Fannie Mae became a focal point of the 2008 financial crisis as a result of these securities. Since the 1990s, Fannie Mae had taken on greater levels of risk, accumulating (with its two government-sponsored enterprise siblings) some $2 trillion in debts. However, the more stringent requirements of the GSEs actually encouraged homebuyers to seek out subprime shysters for their loan needs, as private lenders had less oversight and could stuff their own MBS instruments with piles of junk, sending bad debts sloshing through the financial system before anyone knew what was happening.

The implosion of the housing bubble and its attendant subprime boom nevertheless destroyed housing prices for everyone, and this in turn caused widening losses for the GSEs. The federal government stepped in with a guaranteed backstop of hundreds of billions as it placed Fannie Mae and Freddie Mac into conservatorship during the darkest days of the financial crisis. Four years later, Fannie Mae still owed $117 billion to the government, requiring billions of dollars in repayments per quarter . In spite of its precarious financial situation, Fannie Mae nevertheless provided $3 trillion in liquidity to the mortgage market in those four years, allowing nearly 9 million refinancings and 2.5 million home purchases.

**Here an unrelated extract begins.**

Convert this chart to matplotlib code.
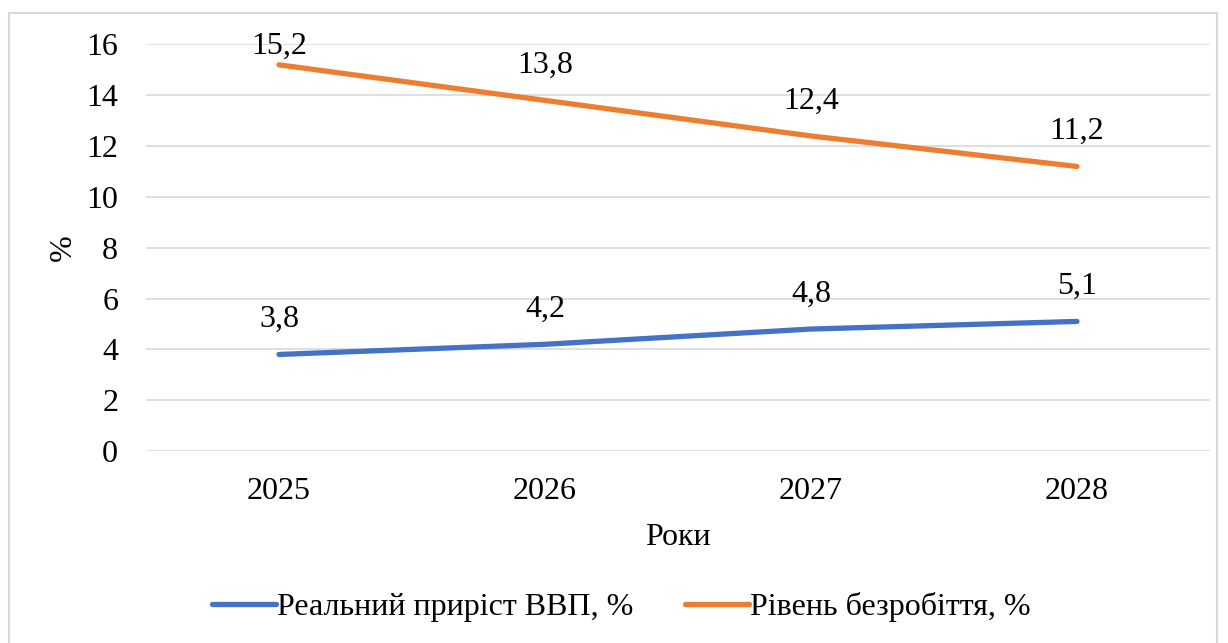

Who says capitalism can't be art?
Arthur Miller's classic play Death of a Salesman premiered on Broadway on Feb. 10, 1949. The play has since become one of America's finest critiques of chasing the materialistic American dream and, more specifically, of the frustration many Americans feel when their professional lives don't live up to that dream. This play, along with the many subsequent film adaptations, offers a familiar message to millions now living in an era of heightened unemployment -- and, when employed, a diminished potential for advancement and earnings growth.

Rise of the chess-playing machines
IBM's (NYSE: IBM  ) Deep Blue became the first computer to ever defeat a reigning world chess champion under tournament conditions on Feb. 10, 1996. The supercomputer had been specifically developed to defeat Garry Kasparov (or whomever the world champion would be when it was complete), building on the Deep Thought chess computer developed at Carnegie Mellon University before IBM brought its team on board. That machine had lost badly to Kasparov in 1989 and was rated 2,551 in the Elo system -- Kasparov was rated 2,851 at his peak, the highest ever recorded until 2013. A successor to Deep Thought was rated 2,600, but it never faced Kasparov.

IBM's team was determined to triumph. A chess grandmaster was brought on board to develop proper strategies. Deep Blue was first put through its paces in the 1995 World Computer Chess Championships, where it tied for second place with a program running on a standard PC. This wasn't the ideal result, but IBM went ahead with its match nonetheless. The first match was a surprise victory for Deep Blue, which did not fall for Kasparov's style of play and instead pinned the world champion's king to the right side of the board.

Kasparov rebounded to take the match 4-2, but after heavy upgrades, IBM was soon ready to try again. A year and a half later, an improved Deep Blue finally beat the world champion in a match, with two wins and three draws to Kasparov's lone victory.

The downfall of the Dow
On Feb. 10, 1920, the Dow Jones Industrial Average (DJINDICES: ^DJI  ) suffered its worst drop yet of the short year, falling 3.8% to bring the index to a rare 15% for the first month and a half of trading. This was seen as an extension of 1919's winter decline, which had produced a 10% decline from the start of November through the end of the year. The New York Times postulated that "while the November break went far in liquidating the speculative position, it left considerable more to be completed." Foreign markets were similarly weak, which created a negative feedback loop that drove recessionary fear into the hearts of investors.

The Dow stabilized for a time, but this was a warning sign investors should have noted. From the end of Feb. 10 to the end of 1920, the Dow lost another 22% of its value and wound up with a 33% loss for the full year. There were few violent drops that year, but a creeping sense of dread created many small drops that compounded on each other to create the fifth-worst year in the Dow's history. The Dow bottomed out in 1921 and began a rapid ascent soon after.